Objective: Extract word for word the lines of the listing from its start to the line holding "plt.rcParams['mathtext.it'] = 'Liberation", both ends kept; pictures are not part of the copy.

[Data listing]
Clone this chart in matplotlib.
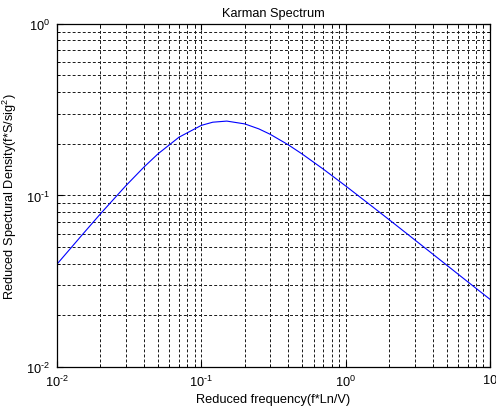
import matplotlib
matplotlib.use("Agg")
import matplotlib.pyplot as plt
from matplotlib.ticker import LogLocator, NullFormatter, FixedLocator, FixedFormatter

plt.rcParams['font.family'] = ['Liberation Sans', 'DejaVu Sans']
plt.rcParams['mathtext.fontset'] = 'custom'
plt.rcParams['mathtext.rm'] = 'Liberation Sans'
plt.rcParams['mathtext.it'] = 'Liberation Sans'

# Reduced frequency (f*Ln/V) and reduced spectral density (f*S/sig^2)
reduced_freq = [0.01, 0.015, 0.02, 0.03, 0.04, 0.05, 0.07, 0.1, 0.12, 0.15,
                0.2, 0.25, 0.3, 0.4, 0.5, 0.7, 1.0, 1.5, 2.0, 3.0, 4.0, 5.0,
                7.0, 10.0]
spectral_density = [0.0398, 0.0592, 0.0782, 0.1140, 0.1463, 0.1746, 0.2185,
                    0.2561, 0.2672, 0.2712, 0.2611, 0.2443, 0.2271, 0.1973,
                    0.1742, 0.1423, 0.1135, 0.0872, 0.0722, 0.0552, 0.0456,
                    0.0393, 0.0314, 0.0248]

x_ticks = [0.01, 0.1, 1, 10]
x_tick_labels = [r'$\mathdefault{10^{\text{-}2}}$', r'$\mathdefault{10^{\text{-}1}}$',
                 r'$\mathdefault{10^{0}}$', '10']
y_ticks = [0.01, 0.1, 1]
y_tick_labels = [r'$\mathdefault{10^{\text{-}2}}$', r'$\mathdefault{10^{\text{-}1}}$',
                 r'$\mathdefault{10^{0}}$']

fig = plt.figure(figsize=(4.96, 4.14), dpi=100)
ax = fig.add_axes([0.115, 0.111, 0.873, 0.829])

ax.loglog(reduced_freq, spectral_density, color=(0, 0, 1), lw=0.8)
ax.set_xlim(1e-2, 10)
ax.set_ylim(1e-2, 1)

ax.xaxis.set_major_locator(FixedLocator(x_ticks))
ax.xaxis.set_major_formatter(FixedFormatter(x_tick_labels))
ax.yaxis.set_major_locator(FixedLocator(y_ticks))
ax.yaxis.set_major_formatter(FixedFormatter(y_tick_labels))
for axis in (ax.xaxis, ax.yaxis):
    axis.set_minor_locator(LogLocator(base=10, subs=range(2, 10), numticks=10))
    axis.set_minor_formatter(NullFormatter())

ax.grid(True, which='both', color='#181818', linestyle=(0, (3, 2.2)), lw=0.7)
ax.tick_params(which='both', direction='in', top=True, right=True,
               labelsize=9.2, color='black', pad=5)
ax.tick_params(which='major', length=4)
ax.tick_params(which='minor', length=2)
for s in ax.spines.values():
    s.set_linewidth(0.9)

ax.set_title('Karman Spectrum', fontsize=9.2, pad=6)
ax.set_xlabel('Reduced frequency(f*Ln/V)', fontsize=9.2, labelpad=3)
ax.set_ylabel('Reduced Spectural Density(f*S/sig$^2$)', fontsize=9.2)
ax.yaxis.set_label_coords(-0.088, 0.5)

fig.savefig('out.png', dpi=100, facecolor='white')
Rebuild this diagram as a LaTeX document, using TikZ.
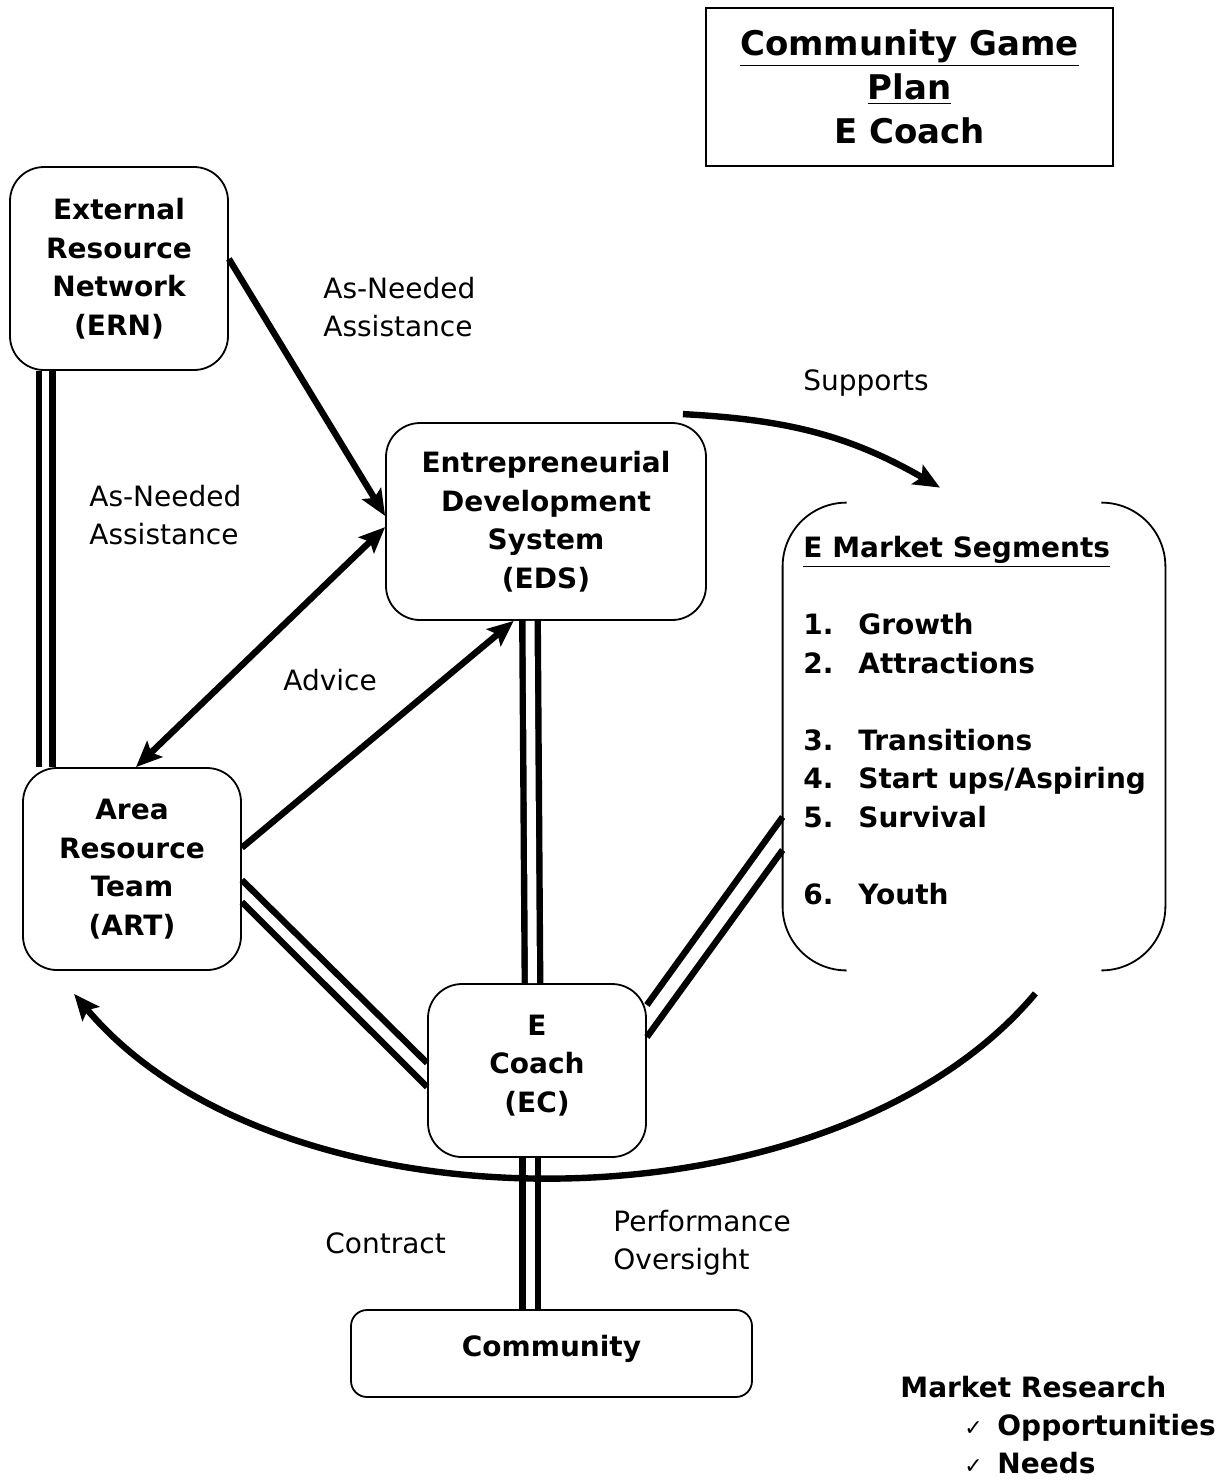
\documentclass[tikz,border=0pt]{standalone}
\usepackage{fontspec}
\setmainfont{DejaVu Sans}
\usetikzlibrary{calc, positioning, arrows.meta}
\tikzset{
    unit/.style={rectangle, rounded corners=17pt, draw, line width=0.9pt, align=center, inner sep=0pt, font=\fontsize{14}{19.25}\selectfont\bfseries},
    tag/.style={align=left, anchor=west, inner sep=0pt, font=\fontsize{14}{19.25}\selectfont},
    link/.style={->, line width=3.2pt},
    dbl/.style={double, double distance=4.5pt, line width=3.2pt},
    bar/.style={line width=3.2pt},
    >={Stealth[length=13pt, width=11pt, inset=2.5pt]}
}

\begin{document}
\begin{tikzpicture}[x=0.5pt, y=0.5pt]
		\useasboundingbox (0,0) rectangle (1228,-1480);
		
		% Title
		\node (title) [draw, line width=1pt, minimum width=203.5pt, minimum height=79pt, align=center, font=\fontsize{17}{22}\selectfont\bfseries] at (909.5,-87) {\underline{Community Game}\\\underline{Plan}\\E Coach};
		
		% The boxes
		\node (ern) [unit, minimum width=109pt, minimum height=101.5pt] at (119,-268.5) {External\\Resource\\Network\\(ERN)};
		\node (eds) [unit, minimum width=160pt, minimum height=98.5pt] at (546,-521.5) {Entrepreneurial\\Development\\System\\(EDS)};
		\node (art) [unit, minimum width=109pt, minimum height=101pt] at (132,-869) {Area\\Resource\\Team\\(ART)};
		\node (ec) [unit, minimum width=109pt, minimum height=86.5pt, text depth=7pt] at (537,-1070.5) {E\\Coach\\(EC)};
		\node (com) [unit, rounded corners=8pt, minimum width=200.5pt, minimum height=43.5pt, text depth=8pt] at (551.5,-1353.5) {Community};
		
		% Market segments (open frame)
		\node (mkt) [minimum width=191pt, minimum height=233.5pt] at (974,-736.5) {};
		\draw [line width=0.9pt] ($(mkt.north west)+(64,0)$) to[out=180, in=90] ($(mkt.north west)+(0,-64)$) -- ($(mkt.south west)+(0,64)$) to[out=-90, in=180] ($(mkt.south west)+(64,0)$);
		\draw [line width=0.9pt] ($(mkt.north east)+(-64,0)$) to[out=0, in=90] ($(mkt.north east)+(0,-64)$) -- ($(mkt.south east)+(0,64)$) to[out=-90, in=0] ($(mkt.south east)+(-64,0)$);
		\node (segs) [anchor=north west, align=left, inner sep=0pt, font=\fontsize{14}{19.25}\selectfont\bfseries] at (803,-536) {\underline{E Market Segments}\\[19.25pt]
			\makebox[27.5pt][l]{1.}Growth\\
			\makebox[27.5pt][l]{2.}Attractions\\[19.25pt]
			\makebox[27.5pt][l]{3.}Transitions\\
			\makebox[27.5pt][l]{4.}Start ups/Aspiring\\
			\makebox[27.5pt][l]{5.}Survival\\[19.25pt]
			\makebox[27.5pt][l]{6.}Youth};
		
		% Market research
		\node (research) [anchor=north west, align=left, inner sep=0pt, font=\fontsize{14}{19}\selectfont\bfseries] at (900,-1376) {Market Research\\
			\hspace{32pt}\makebox[16.5pt][l]{\normalfont\fontsize{11}{12}\selectfont ✓}Opportunities\\
			\hspace{32pt}\makebox[16.5pt][l]{\normalfont\fontsize{11}{12}\selectfont ✓}Needs};
		
		% Labels
		\node (helpA) [tag] at (323,-307) {As-Needed\\Assistance};
		\node (helpB) [tag] at (89,-515) {As-Needed\\Assistance};
		\node (supp) [tag] at (803,-383) {Supports};
		\node (advice) [tag] at (283,-680) {Advice};
		\node (contract) [tag] at (325,-1243) {Contract};
		\node (perf) [tag] at (613,-1243) {Performance\\Oversight};
		
		% Double lines
		\draw [dbl, double distance=3.6pt] ($(ern.south west)+(36.5,0)$) -- ($(art.north west)+(23.5,0)$);
		\draw [dbl] ($(eds.south)+(-16,0)$) -- ($(ec.north)+(-4.5,0)$);
		\draw [dbl] ($(ec.south)+(-7,0)$) -- ($(com.north)+(-21.5,0)$);
		\draw [bar] ($(art.east)+(0,-11)$) -- ($(ec.west)+(0,7.5)$);
		\draw [bar] ($(art.east)+(0,-33)$) -- ($(ec.west)+(0,-16.5)$);
		\draw [bar] ($(ec.east)+(0,65.5)$) -- ($(mkt.west)+(0,-80.5)$);
		\draw [bar] ($(ec.east)+(0,33.5)$) -- ($(mkt.west)+(0,-113.5)$);
		
		% Arrows
		\draw [link] (ern.5) -- (eds.178);
		\draw [link, <->] ($(art.north)+(4,0)$) -- (eds.182);
		\draw [link] (art.11) -- (eds.252);
		\draw [link] ($(eds.north east)+(-24,8)$) to[out=-3, in=150] ($(mkt.north)+(-34,15)$);
		\draw [link] ($(mkt.south east)+(-130,-23)$) to[out=-130, in=-50, looseness=0.85] ($(art.south west)+(52,-23)$);
		
	\end{tikzpicture}
\end{document}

Written response:
Clone this chart in matplotlib.
import matplotlib
matplotlib.use("Agg")
import matplotlib.pyplot as plt
from matplotlib.ticker import LogLocator, NullFormatter, FixedLocator, FixedFormatter

plt.rcParams['font.family'] = ['Liberation Sans', 'DejaVu Sans']
plt.rcParams['mathtext.fontset'] = 'custom'
plt.rcParams['mathtext.rm'] = 'Liberation Sans'
plt.rcParams['mathtext.it'] = 'Liberation Sans'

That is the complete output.